Was there an issue with the previous LIKE '%'? The current workaround to the bug in Postgres makes it harder to see that it does not have any side-effects.

A couple issues with LIKE '%' were:

smurthys commented 7 years ago

@zbhujwala thank you for your effort.

I am having difficulty justifying a correlated sub-sub-query as a solution. Also, addressing the issues discussed in this conversation requires a holistic approach backed by well-planned unit tests.

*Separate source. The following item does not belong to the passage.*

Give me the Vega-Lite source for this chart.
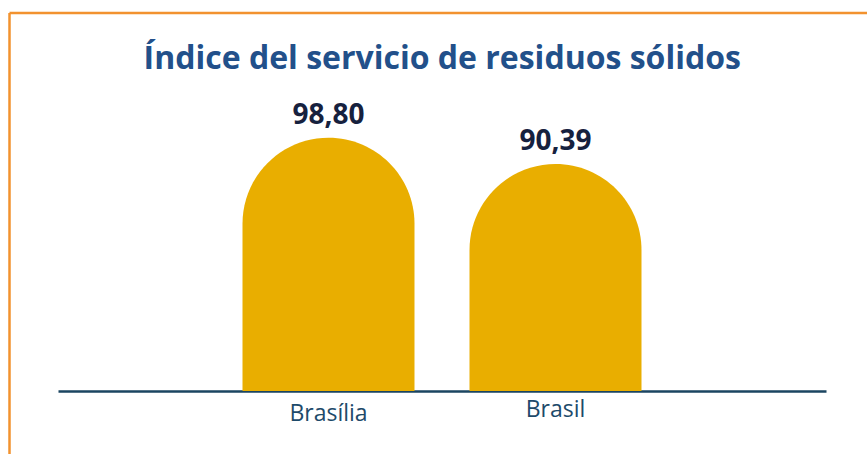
{
  "$schema": "https://vega.github.io/schema/vega-lite/v6.json",
  "autosize": "none",
  "width": 857.5,
  "height": 441,
  "padding": {"left": 9.5, "top": 13, "right": 0, "bottom": 0},
  "background": "white",
  "title": {
    "text": "Índice del servicio de residuos sólidos",
    "font": "Open Sans",
    "fontSize": 32,
    "fontWeight": "bold",
    "color": "#22508a",
    "anchor": "middle",
    "baseline": "alphabetic",
    "offset": -88,
    "dx": 4
  },
  "config": {
    "view": {"stroke": "#f2922f", "strokeWidth": 2.5, "strokeDash": [857.5, 1298.5, 441, 0]},
    "locale": {"number": {"decimal": ",", "thousands": ".", "grouping": [3], "currency": ["R$", ""]}}
  },
  "data": {"values": [
    {"lugar": "Brasília", "valor": 98.80},
    {"lugar": "Brasil", "valor": 90.39}
  ]},
  "encoding": {
    "x": {
      "field": "lugar",
      "type": "nominal",
      "sort": null,
      "scale": {"range": [48.5, 816.5], "paddingInner": 0.2423, "paddingOuter": 0.8128},
      "axis": {
        "title": null,
        "offset": -63,
        "domainColor": "#1b4561",
        "domainWidth": 2.7,
        "ticks": false,
        "tickSize": 0,
        "labelAngle": 0,
        "labelFont": "Open Sans",
        "labelFontSize": 23,
        "labelColor": "#1d4a6a",
        "labelPadding": {"condition": {"test": "datum.value === 'Brasil'", "value": 7}, "value": 11}
      }
    },
    "y": {
      "field": "valor",
      "type": "quantitative",
      "scale": {"domain": [17.8, 110.86], "range": [378, 87], "zero": false},
      "axis": null
    }
  },
  "layer": [
    {
      "mark": {"type": "bar", "color": "#e9ae00", "cornerRadiusTopLeft": 86, "cornerRadiusTopRight": 86},
      "encoding": {"y2": {"datum": 17.8}}
    },
    {
      "mark": {"type": "text", "font": "Open Sans", "fontSize": 28, "fontWeight": "bold", "color": "#16213e", "baseline": "alphabetic", "dy": -14},
      "encoding": {"text": {"field": "valor", "type": "quantitative", "format": ".2f"}}
    }
  ]
}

I worry that by now this PR has taken too much of your time.

In the interest of getting this conversation to converge and this PR towards merging, I propose changing the file to look like that in commit c45fc13, but change the sub-queries in the SET clause to look as follows:

FName = (SELECT Name
         FROM HumanFirstNames
         WHERE FName LIKE '%'
         AND HumanFirstNames.ID = trunc(random() * numOfFirstNames  + 1)
         LIMIT 1
        ),
--similarly set values of MName and LName

This will leave the code with some known issues and thus likely unstable. Leave a clear note in the next commit that this branch is unstable so no one will use the branch in a build.

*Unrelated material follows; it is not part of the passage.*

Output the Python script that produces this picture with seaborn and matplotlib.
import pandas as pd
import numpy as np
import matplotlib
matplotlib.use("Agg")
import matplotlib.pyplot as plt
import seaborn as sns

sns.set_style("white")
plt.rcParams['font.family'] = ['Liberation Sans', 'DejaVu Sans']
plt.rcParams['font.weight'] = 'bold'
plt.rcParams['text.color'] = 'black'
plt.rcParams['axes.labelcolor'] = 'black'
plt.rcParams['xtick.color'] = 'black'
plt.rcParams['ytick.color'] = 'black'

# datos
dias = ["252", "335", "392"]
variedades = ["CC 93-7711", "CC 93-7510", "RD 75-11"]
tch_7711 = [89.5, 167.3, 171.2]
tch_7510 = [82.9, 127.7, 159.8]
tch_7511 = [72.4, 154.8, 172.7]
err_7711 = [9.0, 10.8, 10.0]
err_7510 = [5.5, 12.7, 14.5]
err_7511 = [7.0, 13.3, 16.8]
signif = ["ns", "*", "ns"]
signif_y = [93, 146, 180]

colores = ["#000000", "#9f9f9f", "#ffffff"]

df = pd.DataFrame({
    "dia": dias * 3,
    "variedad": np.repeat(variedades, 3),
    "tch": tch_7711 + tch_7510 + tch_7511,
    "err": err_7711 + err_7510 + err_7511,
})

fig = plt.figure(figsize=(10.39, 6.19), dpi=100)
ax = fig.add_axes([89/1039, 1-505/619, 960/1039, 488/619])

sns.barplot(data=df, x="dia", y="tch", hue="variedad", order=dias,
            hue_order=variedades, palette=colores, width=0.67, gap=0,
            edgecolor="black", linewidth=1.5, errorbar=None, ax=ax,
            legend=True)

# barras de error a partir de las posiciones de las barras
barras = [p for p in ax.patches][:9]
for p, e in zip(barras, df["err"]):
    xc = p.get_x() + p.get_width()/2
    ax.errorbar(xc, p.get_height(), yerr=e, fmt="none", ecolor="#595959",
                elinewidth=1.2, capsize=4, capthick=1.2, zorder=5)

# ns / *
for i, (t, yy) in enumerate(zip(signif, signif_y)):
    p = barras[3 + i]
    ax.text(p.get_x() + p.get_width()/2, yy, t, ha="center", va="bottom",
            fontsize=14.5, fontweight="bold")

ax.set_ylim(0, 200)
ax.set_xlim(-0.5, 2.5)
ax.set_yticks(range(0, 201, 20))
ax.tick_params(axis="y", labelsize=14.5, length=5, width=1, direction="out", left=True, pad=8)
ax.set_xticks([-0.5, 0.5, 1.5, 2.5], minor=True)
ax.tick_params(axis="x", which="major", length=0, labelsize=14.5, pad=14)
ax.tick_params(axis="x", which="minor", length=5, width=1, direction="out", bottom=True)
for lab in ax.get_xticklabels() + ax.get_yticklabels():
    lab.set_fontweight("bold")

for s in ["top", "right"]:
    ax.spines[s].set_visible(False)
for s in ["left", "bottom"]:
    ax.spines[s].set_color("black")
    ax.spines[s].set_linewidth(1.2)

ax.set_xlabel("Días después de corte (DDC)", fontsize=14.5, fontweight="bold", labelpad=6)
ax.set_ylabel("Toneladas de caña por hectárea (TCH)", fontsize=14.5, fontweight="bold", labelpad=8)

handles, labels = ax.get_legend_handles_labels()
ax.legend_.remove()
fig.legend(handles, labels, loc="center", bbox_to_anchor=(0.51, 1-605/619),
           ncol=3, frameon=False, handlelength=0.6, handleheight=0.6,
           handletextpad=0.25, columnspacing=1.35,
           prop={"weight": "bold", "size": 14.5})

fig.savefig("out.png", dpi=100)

After the commit with the proposed change is made, all reviewers are welcome to comment with suggestions on how to address issues and documenting other issues. Also, anyone is welcome to make new commits to the branch provided the commits are verified and converge to the desired final state. If the branch has not made any progress by the time I return from vacation, I will see if I can continue the work.

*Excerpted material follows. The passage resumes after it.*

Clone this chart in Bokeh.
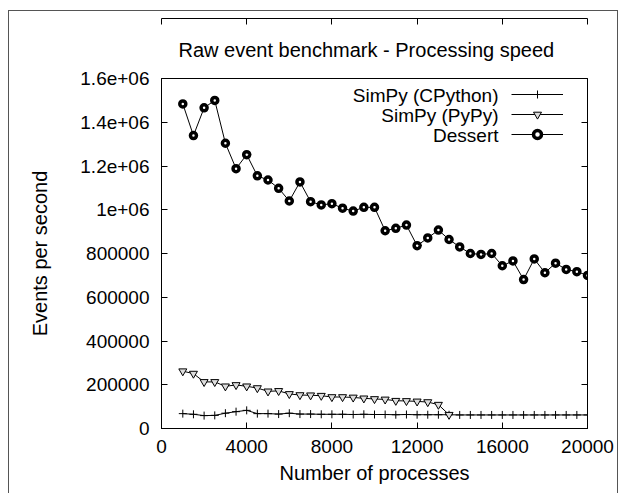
from bokeh.plotting import figure
from bokeh.models import (Range1d, LinearAxis, FixedTicker, Legend, LegendItem, Label, Title,
                          CustomLabelingPolicy)
from bokeh.embed import file_html
from bokeh.resources import INLINE

# ---------------- data ----------------
processes = [1000, 1500, 2000, 2500, 3000, 3500, 4000, 4500, 5000, 5500,
             6000, 6500, 7000, 7500, 8000, 8500, 9000, 9500, 10000, 10500,
             11000, 11500, 12000, 12500, 13000, 13500, 14000, 14500, 15000, 15500,
             16000, 16500, 17000, 17500, 18000, 18500, 19000, 19500, 20000]

simpy_cpython = [68000, 65000, 59000, 60000, 70000, 77000, 83000, 68000, 68000, 66000,
                 70000, 66000, 66000, 65000, 65000, 65000, 64000, 65000, 64000, 64000,
                 63000, 64000, 63000, 63000, 63000, 63000, 62000, 62000, 62000, 62000,
                 62000, 62000, 62000, 62000, 62000, 62000, 62000, 62000, 62000]

pypy_processes = [1000, 1500, 2000, 2500, 3000, 3500, 4000, 4500, 5000, 5500,
                  6000, 6500, 7000, 7500, 8000, 8500, 9000, 9500, 10000, 10500,
                  11000, 11500, 12000, 12500, 13000, 13500]
simpy_pypy = [262000, 251000, 213000, 213000, 193000, 199000, 193000, 185000, 170000, 172000,
              158000, 153000, 152000, 150000, 144000, 144000, 142000, 138000, 135000, 133000,
              127000, 126000, 124000, 121000, 109000, 63000]

dessert = [1484000, 1339000, 1466000, 1500000, 1304000, 1188000, 1252000, 1155000, 1136000, 1098000,
           1040000, 1127000, 1037000, 1022000, 1028000, 1007000, 994000, 1011000, 1011000, 904000,
           915000, 930000, 836000, 871000, 907000, 864000, 830000, 800000, 796000, 800000,
           744000, 766000, 681000, 775000, 712000, 756000, 727000, 717000, 700000]

series_names = ["SimPy (CPython)", "SimPy (PyPy)", "Dessert"]

x_ticks = [0, 4000, 8000, 12000, 16000, 20000]
y_ticks = [0, 200000, 400000, 600000, 800000, 1000000, 1200000, 1400000, 1600000]
y_tick_labels = ["0", "200000", "400000", "600000", "800000", "1e+06", "1.2e+06", "1.4e+06", "1.6e+06"]

title_text = "Raw event benchmark - Processing speed"
x_label = "Number of processes"
y_label = "Events per second"

FONT = "Liberation Sans"

# ---------------- figure ----------------
p = figure(width=610, height=483, output_backend="svg", toolbar_location=None,
           x_range=Range1d(0, 20000), y_range=Range1d(0, 1600000),
           x_axis_type=None, y_axis_type=None,
           min_border_left=152, min_border_right=32, min_border_top=67, min_border_bottom=66)
p.styles = {"margin-left": "8px", "margin-top": "10px",
            "border-left": "1px solid #555", "border-top": "1px solid #555",
            "border-right": "1px solid #555"}
p.grid.visible = False
p.outline_line_color = "black"
p.outline_line_width = 1
p.background_fill_color = "white"
p.border_fill_color = None

t = Title(text=title_text, align="left", text_font=FONT, text_font_size="20px",
          text_font_style="normal", text_color="black", standoff=36, offset=17)
p.add_layout(t, "above")


def style_axis(ax, ticks, labels=True):
    ax.ticker = FixedTicker(ticks=ticks)
    ax.major_tick_in = 6
    ax.major_tick_out = 0
    ax.minor_tick_line_color = None
    ax.axis_line_color = "black"
    ax.major_tick_line_color = "black"
    ax.major_label_text_font = FONT
    ax.major_label_text_color = "black"
    if labels:
        ax.major_label_text_font_size = "19px"
    else:
        ax.major_label_text_font_size = "0px"
        ax.major_label_policy = CustomLabelingPolicy(code="""
            for (const i of indices)
                indices.unset(i)
        """)
        ax.major_label_standoff = 0


xb = LinearAxis(axis_label=x_label)
style_axis(xb, x_ticks)
xb.major_label_standoff = 11
xb.axis_label_standoff = 6
xb.axis_label_text_font = FONT
xb.axis_label_text_font_size = "20px"
xb.axis_label_text_font_style = "normal"
xb.axis_label_text_color = "black"
p.add_layout(xb, "below")

yl = LinearAxis(axis_label=y_label)
style_axis(yl, y_ticks)
yl.major_label_overrides = {v: s for v, s in zip(y_ticks, y_tick_labels)}
yl.major_label_standoff = 12
yl.axis_label_standoff = 26
yl.axis_label_text_font = FONT
yl.axis_label_text_font_size = "20px"
yl.axis_label_text_font_style = "normal"
yl.axis_label_text_color = "black"
p.add_layout(yl, "left")

xt = LinearAxis()
style_axis(xt, x_ticks, labels=False)
p.add_layout(xt, "above")

yr = LinearAxis()
style_axis(yr, y_ticks, labels=False)
p.add_layout(yr, "right")

# ---------------- series ----------------
l1 = p.line(processes, simpy_cpython, line_color="black", line_width=1)
m1 = p.scatter(processes, simpy_cpython, marker="cross", size=8, line_color="black", line_width=1)

l2 = p.line(pypy_processes, simpy_pypy, line_color="black", line_width=1)
m2 = p.scatter(pypy_processes, simpy_pypy, marker="inverted_triangle", size=8,
               line_color="black", fill_color="#dddddd", line_width=1)

l3 = p.line(processes, dessert, line_color="black", line_width=1)
m3 = p.scatter(processes, dessert, marker="circle", size=6, line_color="black",
               fill_color="white", line_width=3.5)

# legend samples (glyph on the right of the text, as in gnuplot)
legend = Legend(items=[LegendItem(label=" ", renderers=[l1, m1]),
                       LegendItem(label=" ", renderers=[l2, m2]),
                       LegendItem(label=" ", renderers=[l3, m3])],
                location=(350, 284), glyph_width=52, glyph_height=20, label_height=20,
                label_width=0, label_standoff=0, spacing=0, padding=0, margin=0,
                label_text_font_size="10px",
                border_line_alpha=0, background_fill_alpha=0)
p.add_layout(legend, "center")

for i, name in enumerate(series_names):
    p.add_layout(Label(x=337, y=333 - 20 * i, x_units="screen", y_units="screen", text=name,
                       text_align="right", text_baseline="middle", text_font=FONT,
                       text_font_size="19px", text_color="black"))

open("out.html", "w").write(file_html(p, INLINE))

@hunterSchloss: Please consider dismissing your earlier approval of this PR.

smurthys commented 7 years ago

I just pushed commits ca676c8 and 59f59d6 which address the issues identified in the script humanizeStudent.sql. They also add a test directory containing a couple of test scripts and a README file.

FYI, the script humanizeStudent.sql has changed quite a bit and requires a thorough review: almost as if this is the first version of the file.

zbhujwala commented 7 years ago

@smurthys Thank you for the commits and the testing scripts.

The new version of humanizeStudentData.sql works well and I have not come across any noticeable errors from testing it on my instance of Postgres.

I like the interesting technique of handling the way of limiting NULL values from being generated for a name field by running the function up to three times for each field (although I am not sure running a function 3 times for each name field to be humanized would be efficient due to how many queries are executed, but if it is the best way to deal with the situation it will have to remain.)

The dynamic SQL portion also seems like a great way to compact the overall size of the SQL file instead of maintaining a function for each name field if we were to implement it.

My one minor concern after running humanizeStudentData.sql is the consistency of having a specific field name as NULL or an empty string. I know the script states that currentName will remain either NULL or an empty string after the script is executed and the original fields contained either of those two but shouldn't the script change all NULLs to empty strings or vice versa on the output after this script is executed? It would seem that it would be helpful if a norm is chosen so that other .sql files can better expect what the field name consists of.

smurthys commented 7 years ago

@zbhujwala Thanks for the review.

The COALESCE function evaluates only the arguments it needs to:

COALESCE only evaluates the arguments that are needed to determine the result; that is, arguments to the right of the first non-null argument are not evaluated.

On replacing NULL with empty string or vice versa: Humanization is an optional process, and indeed the process will never be run in a production system. Thus, if consistency is the reason to replace one value with another, the issue needs to be addressed independent of humanization and across the entire application.

BTW, data designers have debated this topic extensively for decades and the simple pragmatic conclusion invariably is that NULL and empty string (in this case) mean different things. If an application wishes to replace NULL with empty string in a field, it should not at all permit NULL in that field.

smurthys commented 7 years ago

Thanks @afig for your review and the recognition.

Commit d48f5ba fixes the issues @afig identified as well as a few other issues I spotted.